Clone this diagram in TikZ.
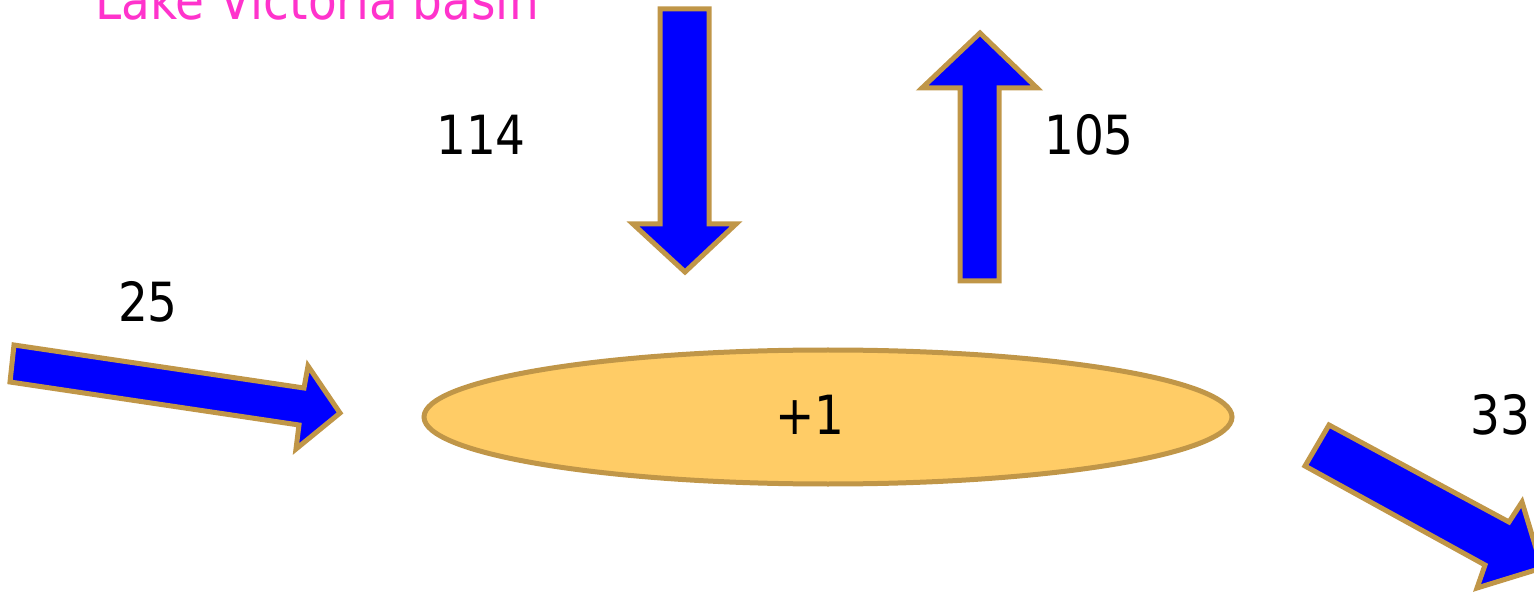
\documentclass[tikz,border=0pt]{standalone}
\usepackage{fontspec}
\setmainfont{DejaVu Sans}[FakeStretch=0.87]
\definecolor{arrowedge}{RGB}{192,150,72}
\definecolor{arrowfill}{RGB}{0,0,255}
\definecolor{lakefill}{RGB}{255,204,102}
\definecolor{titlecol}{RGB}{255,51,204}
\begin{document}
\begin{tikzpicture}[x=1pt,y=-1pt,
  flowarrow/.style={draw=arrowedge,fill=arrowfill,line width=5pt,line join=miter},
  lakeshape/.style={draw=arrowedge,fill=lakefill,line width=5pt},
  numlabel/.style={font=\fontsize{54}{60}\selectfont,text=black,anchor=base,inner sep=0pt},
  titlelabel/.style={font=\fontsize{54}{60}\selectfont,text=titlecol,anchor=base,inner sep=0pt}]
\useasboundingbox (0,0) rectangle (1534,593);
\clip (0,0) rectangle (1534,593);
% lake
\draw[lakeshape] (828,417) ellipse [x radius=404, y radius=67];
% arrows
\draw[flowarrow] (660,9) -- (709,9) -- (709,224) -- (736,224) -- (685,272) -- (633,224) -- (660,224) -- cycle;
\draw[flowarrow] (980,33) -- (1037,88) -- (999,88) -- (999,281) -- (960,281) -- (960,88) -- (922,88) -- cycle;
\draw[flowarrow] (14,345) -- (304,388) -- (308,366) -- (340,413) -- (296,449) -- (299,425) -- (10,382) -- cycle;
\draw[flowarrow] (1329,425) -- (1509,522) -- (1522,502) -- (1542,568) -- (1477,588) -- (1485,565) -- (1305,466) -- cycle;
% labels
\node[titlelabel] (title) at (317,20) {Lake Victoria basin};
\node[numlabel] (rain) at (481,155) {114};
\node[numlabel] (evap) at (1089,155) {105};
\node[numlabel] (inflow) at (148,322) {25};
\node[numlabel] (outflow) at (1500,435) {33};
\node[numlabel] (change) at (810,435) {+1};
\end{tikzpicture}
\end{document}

• Task to carry out:
Copy out the data above exactly, except the pictures.

• Response to the task:
Clone this diagram in TikZ.
\documentclass[tikz,border=0pt]{standalone}
\usepackage{fontspec}
\setmainfont{DejaVu Sans}[FakeStretch=0.87]
\definecolor{arrowedge}{RGB}{192,150,72}
\definecolor{arrowfill}{RGB}{0,0,255}
\definecolor{lakefill}{RGB}{255,204,102}
\definecolor{titlecol}{RGB}{255,51,204}
\begin{document}
\begin{tikzpicture}[x=1pt,y=-1pt,
  flowarrow/.style={draw=arrowedge,fill=arrowfill,line width=5pt,line join=miter},
  lakeshape/.style={draw=arrowedge,fill=lakefill,line width=5pt},
  numlabel/.style={font=\fontsize{54}{60}\selectfont,text=black,anchor=base,inner sep=0pt},
  titlelabel/.style={font=\fontsize{54}{60}\selectfont,text=titlecol,anchor=base,inner sep=0pt}]
\useasboundingbox (0,0) rectangle (1534,593);
\clip (0,0) rectangle (1534,593);
% lake
\draw[lakeshape] (828,417) ellipse [x radius=404, y radius=67];
% arrows
\draw[flowarrow] (660,9) -- (709,9) -- (709,224) -- (736,224) -- (685,272) -- (633,224) -- (660,224) -- cycle;
\draw[flowarrow] (980,33) -- (1037,88) -- (999,88) -- (999,281) -- (960,281) -- (960,88) -- (922,88) -- cycle;
\draw[flowarrow] (14,345) -- (304,388) -- (308,366) -- (340,413) -- (296,449) -- (299,425) -- (10,382) -- cycle;
\draw[flowarrow] (1329,425) -- (1509,522) -- (1522,502) -- (1542,568) -- (1477,588) -- (1485,565) -- (1305,466) -- cycle;
% labels
\node[titlelabel] (title) at (317,20) {Lake Victoria basin};
\node[numlabel] (rain) at (481,155) {114};
\node[numlabel] (evap) at (1089,155) {105};
\node[numlabel] (inflow) at (148,322) {25};
\node[numlabel] (outflow) at (1500,435) {33};
\node[numlabel] (change) at (810,435) {+1};
\end{tikzpicture}
\end{document}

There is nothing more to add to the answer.